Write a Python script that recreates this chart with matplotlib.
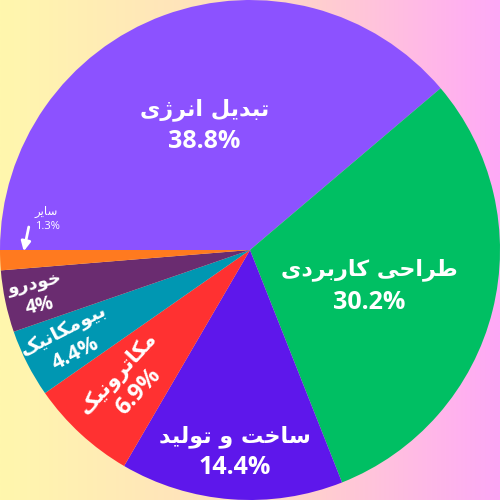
import numpy as np
import matplotlib
matplotlib.use("Agg")
import matplotlib.pyplot as plt
from matplotlib.colors import LinearSegmentedColormap

# data
labels = ["تبدیل انرژی", "طراحی کاربردی", "ساخت و تولید", "مکاترونیک", "بیومکانیک", "خودرو", "سایر"]
values = [38.8, 30.2, 14.4, 6.9, 4.4, 4.0, 1.3]
pct_text = ["38.8%", "30.2%", "14.4%", "6.9%", "4.4%", "4%", "1.3%"]
colors = ["#8C52FF", "#00BF63", "#5E17EB", "#FF3131", "#0097B2", "#6A2C70", "#FF7A1F"]

# presentation forms: isolated, final, initial, medial
FORMS = {
    "ا": ("\uFE8D", "\uFE8E", None, None),
    "ب": ("\uFE8F", "\uFE90", "\uFE91", "\uFE92"),
    "ت": ("\uFE95", "\uFE96", "\uFE97", "\uFE98"),
    "ح": ("\uFEA1", "\uFEA2", "\uFEA3", "\uFEA4"),
    "خ": ("\uFEA5", "\uFEA6", "\uFEA7", "\uFEA8"),
    "د": ("\uFEA9", "\uFEAA", None, None),
    "ر": ("\uFEAD", "\uFEAE", None, None),
    "ژ": ("\uFB8A", "\uFB8B", None, None),
    "س": ("\uFEB1", "\uFEB2", "\uFEB3", "\uFEB4"),
    "ط": ("\uFEC1", "\uFEC2", "\uFEC3", "\uFEC4"),
    "ک": ("\uFB8E", "\uFB8F", "\uFB90", "\uFB91"),
    "ل": ("\uFEDD", "\uFEDE", "\uFEDF", "\uFEE0"),
    "م": ("\uFEE1", "\uFEE2", "\uFEE3", "\uFEE4"),
    "ن": ("\uFEE5", "\uFEE6", "\uFEE7", "\uFEE8"),
    "و": ("\uFEED", "\uFEEE", None, None),
    "ی": ("\uFBFC", "\uFBFD", "\uFBFE", "\uFBFF"),
}


def fa(text):
    # shape persian letters and flip to visual order
    out = []
    for i, ch in enumerate(text):
        if ch not in FORMS:
            out.append(ch)
            continue
        iso, fin, ini, med = FORMS[ch]
        prev = text[i - 1] if i > 0 else ""
        nxt = text[i + 1] if i + 1 < len(text) else ""
        join_prev = prev in FORMS and FORMS[prev][2] is not None
        join_next = nxt in FORMS and ini is not None
        if join_prev and join_next:
            out.append(med)
        elif join_prev:
            out.append(fin)
        elif join_next:
            out.append(ini)
        else:
            out.append(iso)
    return "".join(out)[::-1]


fig = plt.figure(figsize=(5, 5), dpi=100)

# gradient background
bg = fig.add_axes([0, 0, 1, 1], zorder=0)
grad = np.linspace(0, 1, 256)[None, :]
cmap = LinearSegmentedColormap.from_list("bg", ["#FFF7AD", "#FFDDC0", "#FFA9F7"])
bg.imshow(grad, aspect="auto", cmap=cmap, extent=[0, 1, 0, 1])
bg.axis("off")

ax = fig.add_axes([0, 0, 1, 1], zorder=1)
ax.patch.set_alpha(0)
wedges, _ = ax.pie(values, colors=colors, startangle=180, counterclock=False, radius=1.0)
ax.set_xlim(-1, 1)
ax.set_ylim(-1, 1)
ax.set_aspect("equal")
ax.axis("off")

# label placement / styling per slice
label_r = [0.53, 0.50, 0.81, 0.72, 0.81, 0.87]
ang_off = [0, -2.8, 0, 0, 0, 0]
rotate = [False, False, False, True, True, True]
fa_size = [16, 16, 16, 15, 14, 13]
pct_size = [18, 18, 18, 17, 15.5, 14]
gaps = [11.5, 11.8, 11, 9.9, 9.7, 8.6]

for i, w in enumerate(wedges[:6]):
    mid = np.deg2rad((w.theta1 + w.theta2) / 2 + ang_off[i])
    x = label_r[i] * np.cos(mid)
    y = label_r[i] * np.sin(mid)
    rot = np.rad2deg(mid) - 180 if rotate[i] else 0
    r = np.deg2rad(rot)
    d = gaps[i]
    ax.annotate(fa(labels[i]), xy=(x, y), xytext=(-np.sin(r) * d, np.cos(r) * d),
                textcoords="offset points", ha="center", va="center",
                rotation=rot, rotation_mode="anchor", color="white",
                fontsize=fa_size[i], fontweight="bold", family="DejaVu Sans")
    ax.annotate(pct_text[i], xy=(x, y), xytext=(np.sin(r) * d, -np.cos(r) * d),
                textcoords="offset points", ha="center", va="center",
                rotation=rot, rotation_mode="anchor", color="white",
                fontsize=pct_size[i], fontweight="bold", family="Open Sans")

# small slice label with arrow
ax.annotate("", xy=(-0.905, -0.005), xytext=(-0.885, 0.092),
            arrowprops=dict(arrowstyle="-|>", color="white", lw=2, mutation_scale=14,
                            shrinkA=0, shrinkB=0))
ax.text(-0.815, 0.155, fa(labels[6]), ha="center", va="center",
        color="white", fontsize=8.5, family="DejaVu Sans")
ax.text(-0.81, 0.095, pct_text[6], ha="center", va="center",
        color="white", fontsize=8, family="Open Sans")

fig.savefig("out.png", dpi=100)
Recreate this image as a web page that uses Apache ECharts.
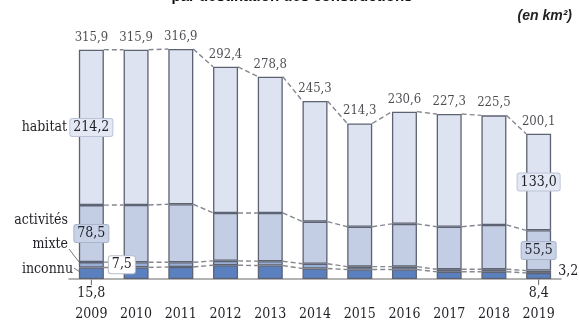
<!DOCTYPE html>
<html>
<head>
<meta charset="utf-8">
<script src="https://cdn.jsdelivr.net/npm/echarts@6/dist/echarts.min.js"></script>
<style>
html, body { margin: 0; padding: 0; background: #fff; }
#main { width: 579px; height: 321px; }
</style>
</head>
<body>
<div id="main"></div>
<script>
// données (en km2)
var years = ['2009', '2010', '2011', '2012', '2013', '2014', '2015', '2016', '2017', '2018', '2019'];
var inconnu = [15.8, 16.0, 16.5, 19.0, 18.5, 14.5, 13.0, 13.0, 10.0, 10.0, 8.4];
var mixte = [7.5, 7.0, 6.5, 6.0, 6.0, 6.5, 4.0, 4.0, 3.5, 3.5, 3.2];
var activites = [78.5, 79.0, 80.0, 66.0, 66.5, 58.0, 55.0, 59.0, 58.5, 61.0, 55.5];
var habitat = [214.2, 213.9, 213.9, 201.4, 187.8, 166.3, 142.3, 154.6, 155.3, 151.0, 133.0];
var totals = [315.9, 315.9, 316.9, 292.4, 278.8, 245.3, 214.3, 230.6, 227.3, 225.5, 200.1];

var serif = '"DejaVu Serif Condensed", "DejaVu Serif", serif';
var txt = '#1f1f26';
var barW = 25;

function fr(v) {
	return Number(v).toFixed(1).replace('.', ',');
}

// cumuls pour les pointillés entre barres
var levels = [];
var cum = years.map(function () { return 0; });
[inconnu, mixte, activites, habitat].forEach(function (arr) {
	cum = cum.map(function (c, i) { return c + arr[i]; });
	levels.push(cum.slice());
});
var links = [];
levels.forEach(function (lv) {
	for (var i = 0; i < lv.length - 1; i++) {
		links.push([i, lv[i], lv[i + 1]]);
	}
});

var border = { borderColor: '#5d6372', borderWidth: 1.3 };

function withLabels(arr, special) {
	return arr.map(function (v, i) {
		if (special[i]) {
			return { value: v, label: special[i] };
		}
		return v;
	});
}

var boxLabel = function (bg, bd) {
	return {
		show: true,
		position: 'inside',
		formatter: function (p) { return fr(p.value); },
		backgroundColor: bg,
		borderColor: bd,
		borderWidth: 1,
		borderRadius: 2,
		padding: [2, 3, 1, 3],
		color: txt,
		fontSize: 14,
		fontFamily: serif
	};
};
var plainLabel = function (pos, dist) {
	return { show: true, position: pos, distance: dist, formatter: function (p) { return fr(p.value); }, fontSize: 14, color: txt, fontFamily: serif };
};

var dom = document.getElementById('main');
var myChart = echarts.init(dom);
var option = {
	animation: false,
	grid: { left: 69, right: 18, top: 25, bottom: 42 },
	xAxis: {
		type: 'category',
		data: years,
		axisLine: { lineStyle: { color: '#9a9a9a', width: 1.5 } },
		axisTick: { show: false },
		axisLabel: { margin: 28, fontSize: 14, color: txt, fontFamily: serif }
	},
	yAxis: {
		type: 'value',
		min: 0,
		max: 350,
		show: false,
		splitLine: { show: false }
	},
	series: [
		{
			name: 'inconnu',
			type: 'bar',
			stack: 'a',
			barWidth: barW,
			itemStyle: Object.assign({ color: '#5b80c0' }, border),
			data: withLabels(inconnu, {
				0: plainLabel('bottom', 7),
				10: plainLabel('bottom', 7)
			})
		},
		{
			name: 'mixte',
			type: 'bar',
			stack: 'a',
			barWidth: barW,
			itemStyle: Object.assign({ color: '#9aafd6' }, border),
			data: withLabels(mixte, {
				0: { show: true, position: 'right', distance: 5, formatter: function (p) { return fr(p.value); }, backgroundColor: '#fff', borderColor: '#b9bfca', borderWidth: 1, borderRadius: 2, padding: [2, 3, 1, 3], fontSize: 14, color: txt, fontFamily: serif },
				10: plainLabel('right', 7)
			})
		},
		{
			name: 'activités',
			type: 'bar',
			stack: 'a',
			barWidth: barW,
			itemStyle: Object.assign({ color: '#c3cde3' }, border),
			data: withLabels(activites, {
				0: boxLabel('#c9d3e7', '#aab5cb'),
				10: boxLabel('#c9d3e7', '#aab5cb')
			})
		},
		{
			name: 'habitat',
			type: 'bar',
			stack: 'a',
			barWidth: barW,
			itemStyle: Object.assign({ color: '#dde3f1' }, border),
			data: withLabels(habitat, {
				0: boxLabel('#e3e8f4', '#bcc5d8'),
				10: boxLabel('#e3e8f4', '#bcc5d8')
			})
		},
		{
			name: 'total',
			type: 'scatter',
			symbolSize: 0,
			silent: true,
			data: totals,
			label: {
				show: true,
				position: 'top',
				distance: 6,
				formatter: function (p) { return fr(p.value); },
				fontSize: 13,
				color: txt,
				fontFamily: serif
			}
		},
		{
			name: 'liens',
			type: 'custom',
			silent: true,
			encode: { x: 0, y: [1, 2] },
			data: links,
			renderItem: function (params, api) {
				var i = api.value(0);
				var p1 = api.coord([i, api.value(1)]);
				var p2 = api.coord([i + 1, api.value(2)]);
				return {
					type: 'line',
					shape: { x1: p1[0] + barW / 2, y1: p1[1], x2: p2[0] - barW / 2, y2: p2[1] },
					style: { stroke: '#85878f', lineWidth: 1.4, lineDash: [5, 3] }
				};
			}
		}
	],
	graphic: [
		{ type: 'text', x: 292, y: 4, style: { text: 'par destination des constructions', font: 'bold 15px "Liberation Sans", Arial, sans-serif', fill: '#111', align: 'center', verticalAlign: 'bottom' } },
		{ type: 'text', x: 572, y: 16, style: { text: '(en km²)', font: 'italic bold 14px "Liberation Sans", Arial, sans-serif', fill: '#222', align: 'right', verticalAlign: 'middle' } },
		{ type: 'text', x: 67, y: 127, style: { text: 'habitat', font: '14px ' + serif, fill: txt, align: 'right', verticalAlign: 'middle' } },
		{ type: 'text', x: 68, y: 220, style: { text: 'activités', font: '14px ' + serif, fill: txt, align: 'right', verticalAlign: 'middle' } },
		{ type: 'text', x: 68, y: 244, style: { text: 'mixte', font: '14px ' + serif, fill: txt, align: 'right', verticalAlign: 'middle' } },
		{ type: 'text', x: 73, y: 269, style: { text: 'inconnu', font: '14px ' + serif, fill: txt, align: 'right', verticalAlign: 'middle' } },
		{ type: 'line', shape: { x1: 69, y1: 249, x2: 79, y2: 262 }, style: { stroke: '#777', lineWidth: 1 } },
		{ type: 'line', shape: { x1: 74, y1: 268, x2: 80, y2: 272 }, style: { stroke: '#777', lineWidth: 1 } }
	]
};
if (option && typeof option === 'object') {
	myChart.setOption(option, true);
}

// petits traits sous 2009 et 2019
var ticks = [0, years.length - 1].map(function (i) {
	var p = myChart.convertToPixel({ xAxisIndex: 0, yAxisIndex: 0 }, [i, 0]);
	return { type: 'line', shape: { x1: p[0], y1: p[1], x2: p[0], y2: p[1] + 6 }, style: { stroke: '#666', lineWidth: 1 } };
});
myChart.setOption({ graphic: option.graphic.concat(ticks) });
</script>
</body>
</html>
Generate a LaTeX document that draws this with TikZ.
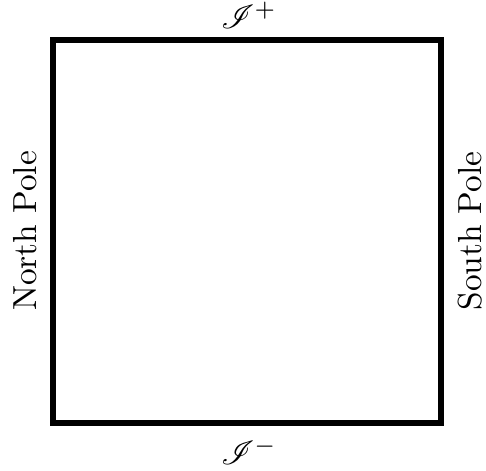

▬▬▬

**TASK STATEMENT**
Give again, exactly as written, only the lines that start at the one with "Recreate this image" and end at the one with "borderColor: '#5d6372', borderWidth: 1.3", both included. Skip any pictures.

**THE REPLY**
Recreate this image as a web page that uses Apache ECharts.
<!DOCTYPE html>
<html>
<head>
<meta charset="utf-8">
<script src="https://cdn.jsdelivr.net/npm/echarts@6/dist/echarts.min.js"></script>
<style>
html, body { margin: 0; padding: 0; background: #fff; }
#main { width: 579px; height: 321px; }
</style>
</head>
<body>
<div id="main"></div>
<script>
// données (en km2)
var years = ['2009', '2010', '2011', '2012', '2013', '2014', '2015', '2016', '2017', '2018', '2019'];
var inconnu = [15.8, 16.0, 16.5, 19.0, 18.5, 14.5, 13.0, 13.0, 10.0, 10.0, 8.4];
var mixte = [7.5, 7.0, 6.5, 6.0, 6.0, 6.5, 4.0, 4.0, 3.5, 3.5, 3.2];
var activites = [78.5, 79.0, 80.0, 66.0, 66.5, 58.0, 55.0, 59.0, 58.5, 61.0, 55.5];
var habitat = [214.2, 213.9, 213.9, 201.4, 187.8, 166.3, 142.3, 154.6, 155.3, 151.0, 133.0];
var totals = [315.9, 315.9, 316.9, 292.4, 278.8, 245.3, 214.3, 230.6, 227.3, 225.5, 200.1];

var serif = '"DejaVu Serif Condensed", "DejaVu Serif", serif';
var txt = '#1f1f26';
var barW = 25;

function fr(v) {
	return Number(v).toFixed(1).replace('.', ',');
}

// cumuls pour les pointillés entre barres
var levels = [];
var cum = years.map(function () { return 0; });
[inconnu, mixte, activites, habitat].forEach(function (arr) {
	cum = cum.map(function (c, i) { return c + arr[i]; });
	levels.push(cum.slice());
});
var links = [];
levels.forEach(function (lv) {
	for (var i = 0; i < lv.length - 1; i++) {
		links.push([i, lv[i], lv[i + 1]]);
	}
});

var border = { borderColor: '#5d6372', borderWidth: 1.3 };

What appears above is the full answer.